## start THE INPUT

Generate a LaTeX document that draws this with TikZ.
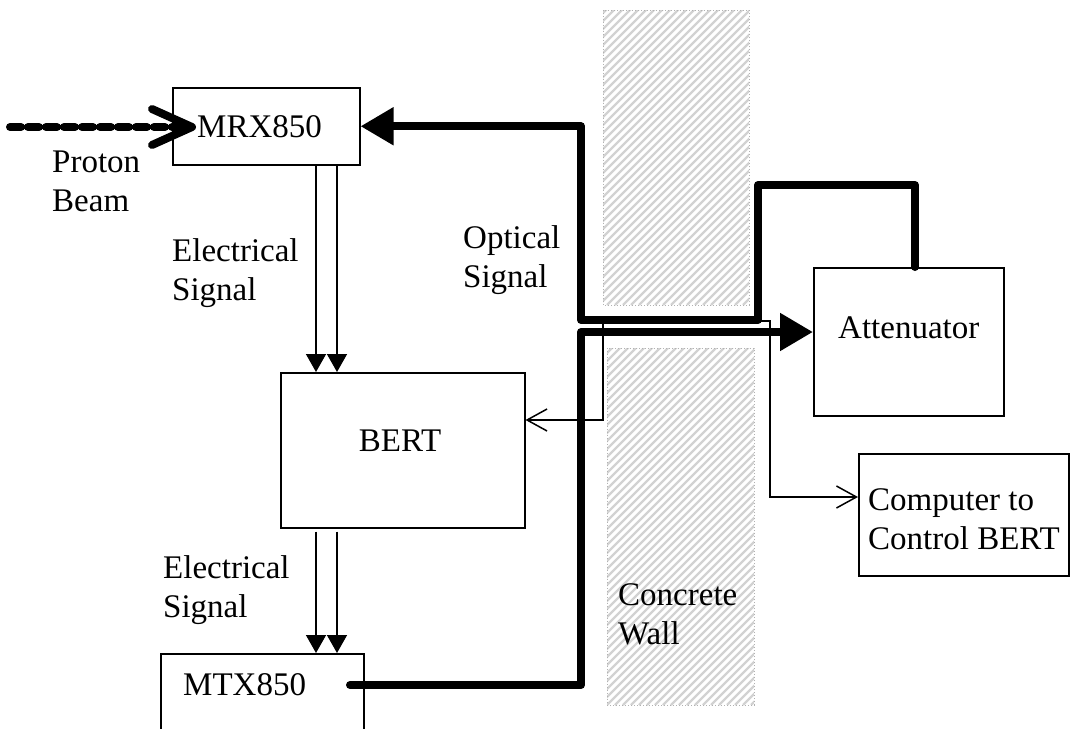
\documentclass[tikz,border=0pt]{standalone}
\usepackage{fontspec}
\setmainfont{Liberation Serif}
\usetikzlibrary{arrows.meta,calc}
\begin{document}
\begin{tikzpicture}[x=1pt,y=-1pt,
  box/.style={draw,line width=1.5pt,inner sep=0pt,anchor=north west},
  lbl/.style={font=\fontsize{33}{39}\selectfont,inner sep=0pt,align=left},
  optic/.style={line width=8pt,line cap=round,line join=round},
  optarrow/.style={-{Triangle[length=33pt,width=36pt]}},
  thinsig/.style={line width=1.5pt,-{Straight Barb[length=20pt,width=22pt,line width=1.5pt]}},
  elec/.style={line width=1.5pt,-{Triangle[length=18pt,width=20pt]}},
  walledge/.style={draw=gray!60,dotted,line width=1pt},
  hatch/.style={draw=gray!35,line width=2.2pt},
  beam/.style={line width=8pt,line cap=round,dash pattern=on 11pt off 7pt},
  chev/.style={line width=8pt,line cap=round,line join=round}
]
\useasboundingbox (0,0) rectangle (1070,728);
% concrete wall
\begin{scope}
  \clip (603,10) rectangle (749,305);
  \foreach \i in {0,...,60} \draw[hatch] (603+\i*8-300,305) -- ++(300,-300);
\end{scope}
\begin{scope}
  \clip (607,348) rectangle (754,705);
  \foreach \i in {0,...,80} \draw[hatch] (607+\i*8-360,705) -- ++(360,-360);
\end{scope}
\path[walledge] (603,10) rectangle (749,305);
\path[walledge] (607,348) rectangle (754,705);
% boxes
\node[box,minimum width=187pt,minimum height=77pt] (mrx) at (172,87) {};
\node[box,minimum width=244pt,minimum height=155pt] (bert) at (280,372) {};
\node[box,minimum width=203pt,minimum height=100pt] (mtx) at (160,653) {};
\node[box,minimum width=190pt,minimum height=148pt] (att) at (813,267) {};
\node[box,minimum width=210pt,minimum height=122pt] (comp) at (858,453) {};
% texts
\node[lbl,anchor=base west] (tmrx) at (197,137) {MRX850};
\node[lbl,anchor=base] (tbert) at (400,451) {BERT};
\node[lbl,anchor=base west] (tmtx) at (183,695) {MTX850};
\node[lbl,anchor=base west] (tatt) at (838,338) {Attenuator};
\node[lbl,anchor=west] (tcomp) at (868,519) {Computer to\\Control BERT};
\node[lbl,anchor=west] (tpb) at (52,181) {Proton\\Beam};
\node[lbl,anchor=west] (tel1) at (172,273) {Electrical\\Signal};
\node[lbl,anchor=west] (tel2) at (163,590) {Electrical\\Signal};
\node[lbl,anchor=west] (topt) at (463,260) {Optical\\Signal};
\node[lbl,anchor=west] (twall) at (618,614) {Concrete\\Wall};
% proton beam
\coordinate (pbs) at (10,127);
\coordinate (pbt) at (192,127);
\draw[beam] (pbs) -- ($(pbt)+(-8,0)$);
\draw[chev] ($(pbt)+(-40,-18)$) -- (pbt) -- ($(pbt)+(-40,18)$);
% electrical signals
\coordinate (ea) at ($(mrx.south west)+(144,0)$);
\coordinate (eb) at ($(mrx.south west)+(165,0)$);
\draw[elec] (ea) -- (ea |- bert.north);
\draw[elec] (eb) -- (eb |- bert.north);
\coordinate (ec) at ($(bert.south west)+(36,3)$);
\coordinate (ed) at ($(bert.south west)+(57,3)$);
\draw[elec] (ec) -- (ec |- mtx.north);
\draw[elec] (ed) -- (ed |- mtx.north);
% optical fibre from attenuator to MRX850
\coordinate (c1) at (915,185);
\coordinate (c2) at (758,185);
\coordinate (c3) at (758,320);
\coordinate (c4) at (581,320);
\draw[optic,optarrow] (att.north -| c1) -- (c1) -- (c2) -- (c3) -- (c4) -- (c4 |- mrx.east) -- (mrx.east);
% optical fibre from MTX850 to attenuator
\coordinate (m1) at (350,685);
\coordinate (d1) at (581,685);
\coordinate (d2) at (581,332);
\draw[optic,optarrow] (m1) -- (d1) -- (d2) -- (att.west |- d2);
% taps to BERT and computer
\coordinate (t1) at (603,320);
\coordinate (t2) at (603,420);
\draw[thinsig] (t1) -- (t2) -- (bert.east |- t2);
\coordinate (u1) at (770,321);
\coordinate (u2) at (770,497);
\draw[thinsig] (c3 |- u1) -- (u1) -- (u2) -- (comp.west |- u2);
\end{tikzpicture}
\end{document}
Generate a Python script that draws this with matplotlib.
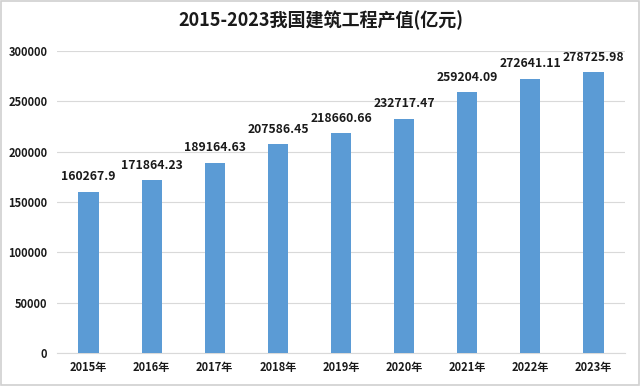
import matplotlib.pyplot as plt
from matplotlib.patches import Rectangle

plt.rcParams['font.family'] = ['Noto Sans CJK SC', 'DejaVu Sans']

years = ['2015年', '2016年', '2017年', '2018年', '2019年', '2020年', '2021年', '2022年', '2023年']
values = [160267.9, 171864.23, 189164.63, 207586.45, 218660.66, 232717.47, 259204.09, 272641.11, 278725.98]
labels = ['160267.9', '171864.23', '189164.63', '207586.45', '218660.66', '232717.47', '259204.09', '272641.11', '278725.98']
yticks = [0, 50000, 100000, 150000, 200000, 250000, 300000]

fig = plt.figure(figsize=(6.41, 3.86), dpi=100)
ax = fig.add_axes([57/641, 1-353/386, 568/641, 302/386])

x = range(len(years))
bars = ax.bar(x, values, width=0.32, color='#5B9BD5', zorder=3)
for i, v in enumerate(values):
    ax.annotate(labels[i], (i, v), xytext=(0, 6), textcoords='offset points',
                ha='center', va='bottom', fontsize=8.8, fontweight='bold', color='#1a1a1a')

ax.set_xlim(-0.5, len(years)-0.5)
ax.set_ylim(0, 300000)
ax.set_yticks(yticks)
ax.set_yticklabels([str(t) for t in yticks], fontsize=8, fontweight='bold', color='#1a1a1a')
ax.set_xticks(list(x))
ax.set_xticklabels(years, fontsize=8, fontweight='bold', color='#1a1a1a')
ax.grid(axis='y', color='#D9D9D9', linewidth=0.8, zorder=0)
for s in ['top', 'right', 'left']:
    ax.spines[s].set_visible(False)
ax.spines['bottom'].set_color('#D9D9D9')
ax.tick_params(length=0, pad=6)
ax.tick_params(axis='y', pad=7)

fig.text(0.5, 1-20/386, '2015-2023我国建筑工程产值(亿元)', ha='center', va='center',
         fontsize=13, fontweight='bold', color='#1a1a1a')

fig.patches.append(Rectangle((0.002, 0.003), 0.995, 0.994, transform=fig.transFigure,
                             fill=False, edgecolor='#D0D0D0', linewidth=1.2))

fig.savefig('out.png', dpi=100)
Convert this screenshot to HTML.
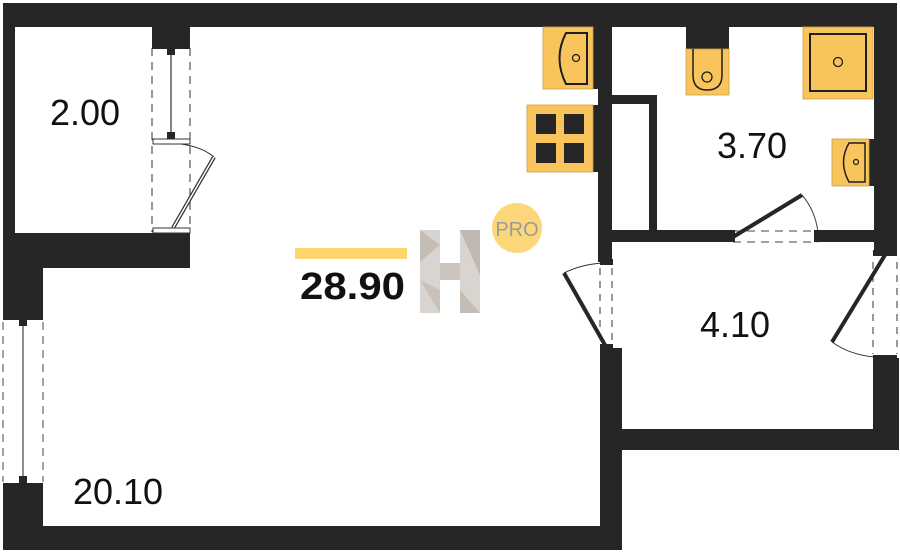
<!DOCTYPE html>
<html><head><meta charset="utf-8"><style>
html,body{margin:0;padding:0;background:#fff;}
svg{display:block;}
text{font-family:"Liberation Sans","DejaVu Sans",sans-serif;}
</style></head><body>
<svg width="900" height="553" viewBox="0 0 900 553" xmlns="http://www.w3.org/2000/svg">
<g fill="#262626">
<rect x="3" y="3" width="894" height="24"/>
<rect x="3" y="3" width="12" height="265"/>
<rect x="152" y="16" width="38" height="29"/>
<rect x="3" y="233" width="187" height="35"/>
<rect x="3" y="233" width="40" height="85"/>
<rect x="3" y="483" width="40" height="67"/>
<rect x="3" y="526" width="619" height="24"/>
<rect x="600" y="348" width="22" height="202"/>
<rect x="598" y="27" width="14" height="235"/>
<rect x="600" y="429" width="299" height="21"/>
<rect x="873" y="358" width="26" height="92"/>
<rect x="874" y="3" width="23" height="248"/>
<rect x="612" y="230" width="117" height="12"/>
<rect x="818" y="230" width="56" height="12"/>
<rect x="612" y="95" width="45" height="9"/>
<rect x="649" y="95" width="8" height="137"/>
<rect x="593" y="27" width="5" height="62"/>
<rect x="593" y="105" width="5" height="67"/>
<rect x="686" y="27" width="43" height="22"/>
<rect x="869" y="139" width="5" height="47"/>
</g>
<g stroke="#333" fill="none">
<line x1="152" y1="48" x2="152" y2="232" stroke-dasharray="8,6"/>
<line x1="190" y1="48" x2="190" y2="232" stroke-dasharray="8,6"/>
<line x1="171" y1="50" x2="171" y2="135" stroke-width="1.2"/>
<path d="M172 143 Q200 145 214 157" stroke-width="1"/>
<line x1="214" y1="157" x2="173" y2="228" stroke-width="4"/>
<line x1="214" y1="157" x2="173" y2="228" stroke="#fff" stroke-width="1.5"/>
</g>
<rect x="152" y="45" width="38" height="4" fill="#262626"/>
<rect x="167" y="49" width="8" height="6" fill="#262626"/>
<rect x="167" y="132" width="8" height="7" fill="#262626"/>
<rect x="153" y="139" width="37" height="5" fill="#fff" stroke="#333"/>
<rect x="153" y="228" width="37" height="5" fill="#fff" stroke="#333"/>
<g stroke="#444" fill="none">
<line x1="3" y1="322" x2="3" y2="482" stroke-dasharray="8,6"/>
<line x1="43" y1="322" x2="43" y2="482" stroke-dasharray="8,6"/>
<line x1="23" y1="325" x2="23" y2="478" stroke-width="1.2"/>
</g>
<rect x="3" y="315" width="40" height="5" fill="#262626"/>
<rect x="19" y="320" width="8" height="6" fill="#262626"/>
<rect x="19" y="476" width="8" height="7" fill="#262626"/>
<g stroke="#333" fill="none">
<line x1="600" y1="268" x2="600" y2="344" stroke-dasharray="7,6"/>
<line x1="612" y1="268" x2="612" y2="344" stroke-dasharray="7,6"/>
<path d="M564 273 Q582 264 604 263" stroke-width="1"/>
<line x1="605" y1="345" x2="564" y2="273" stroke-width="4" stroke="#262626"/>
</g>
<rect x="600" y="259" width="13" height="6" fill="#262626"/>
<rect x="600" y="344" width="13" height="6" fill="#262626"/>
<g stroke="#333" fill="none">
<line x1="873" y1="262" x2="873" y2="354" stroke-dasharray="7,6"/>
<line x1="897" y1="262" x2="897" y2="354" stroke-dasharray="7,6"/>
<path d="M832 342 Q850 355 875 357" stroke-width="1"/>
<line x1="885" y1="255" x2="832" y2="342" stroke-width="4" stroke="#262626"/>
</g>
<rect x="873" y="250" width="24" height="6" fill="#262626"/>
<rect x="873" y="355" width="24" height="5" fill="#262626"/>
<g stroke="#444" fill="none">
<line x1="733" y1="231" x2="818" y2="231" stroke-dasharray="8,6"/>
<line x1="733" y1="242" x2="818" y2="242" stroke-dasharray="8,6"/>
<path d="M802 195 Q815 210 818 232" stroke-width="1"/>
<line x1="733" y1="237" x2="802" y2="195" stroke-width="4" stroke="#262626"/>
</g>
<rect x="727" y="230" width="8" height="12" fill="#262626"/>
<rect x="814" y="230" width="8" height="12" fill="#262626"/>
<g fill="#f9c45c" stroke="#c8a04a" stroke-width="0.8">
<rect x="543" y="27" width="50" height="62"/>
<rect x="527" y="105" width="66" height="67"/>
<rect x="686" y="49" width="43" height="46"/>
<rect x="803" y="27" width="70" height="72"/>
<rect x="832" y="139" width="37" height="47"/>
</g>
<g fill="none" stroke="#1e1e1e" stroke-width="2">
<path d="M587 33 L566 33 Q553 58 566 84 L587 84 Z"/>
<circle cx="576" cy="58" r="3.5" stroke-width="1.3"/>
<path d="M693 49 L693 75 Q693 90 707 90 Q722 90 722 75 L722 49" stroke-width="1.5"/>
<circle cx="707" cy="77" r="5" stroke-width="1.3"/>
<rect x="810" y="34" width="56" height="57"/>
<circle cx="838" cy="62" r="4.5" stroke-width="1.3"/>
<path d="M865 143 L849 143 Q838 162 849 182 L865 182 Z" stroke-width="1.5"/>
<circle cx="856" cy="162" r="2.5" stroke-width="1.2"/>
</g>
<g fill="#262626">
<rect x="536" y="114" width="20" height="20"/><rect x="564" y="114" width="20" height="20"/>
<rect x="536" y="143" width="20" height="20"/><rect x="564" y="143" width="20" height="20"/>
</g>
<rect x="295" y="248" width="112" height="11" fill="#fcd56f"/>
<g>
<rect x="420" y="230" width="20" height="83" fill="#d9d4cf"/>
<rect x="460" y="230" width="20" height="83" fill="#d9d4cf"/>
<rect x="440" y="263" width="20" height="17" fill="#cbc5be"/>
<polygon points="420,230 440,245 420,262" fill="#c4bdb6"/>
<polygon points="460,230 480,230 480,275" fill="#bfb8b1"/>
<polygon points="420,280 440,290 440,313" fill="#c9c2bb"/>
<polygon points="460,290 480,313 460,313" fill="#c4bdb6"/>
</g>
<circle cx="517" cy="228" r="25" fill="#fcd779"/>
<text x="517" y="236" font-size="20" fill="#9a9a9a" text-anchor="middle">PRO</text>
<text x="85" y="125" font-size="36" fill="#111" text-anchor="middle">2.00</text>
<text x="752" y="158" font-size="36" fill="#111" text-anchor="middle">3.70</text>
<text x="735" y="337" font-size="36" fill="#111" text-anchor="middle">4.10</text>
<text x="118" y="504" font-size="36" fill="#111" text-anchor="middle">20.10</text>
<text x="300" y="299" font-size="38" font-weight="bold" fill="#111" textLength="105" lengthAdjust="spacingAndGlyphs">28.90</text>
</svg>
</body></html>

## end THE INPUT

- _DO THIS_
Exclude any pictures, and restate word for word the lines from the one containing "Generate a Python" through the one containing "fontsize=8.8, fontweight='bold', color='#1a1a1a')", both included.

- _TASK RESPONSE_
Generate a Python script that draws this with matplotlib.
import matplotlib.pyplot as plt
from matplotlib.patches import Rectangle

plt.rcParams['font.family'] = ['Noto Sans CJK SC', 'DejaVu Sans']

years = ['2015年', '2016年', '2017年', '2018年', '2019年', '2020年', '2021年', '2022年', '2023年']
values = [160267.9, 171864.23, 189164.63, 207586.45, 218660.66, 232717.47, 259204.09, 272641.11, 278725.98]
labels = ['160267.9', '171864.23', '189164.63', '207586.45', '218660.66', '232717.47', '259204.09', '272641.11', '278725.98']
yticks = [0, 50000, 100000, 150000, 200000, 250000, 300000]

fig = plt.figure(figsize=(6.41, 3.86), dpi=100)
ax = fig.add_axes([57/641, 1-353/386, 568/641, 302/386])

x = range(len(years))
bars = ax.bar(x, values, width=0.32, color='#5B9BD5', zorder=3)
for i, v in enumerate(values):
    ax.annotate(labels[i], (i, v), xytext=(0, 6), textcoords='offset points',
                ha='center', va='bottom', fontsize=8.8, fontweight='bold', color='#1a1a1a')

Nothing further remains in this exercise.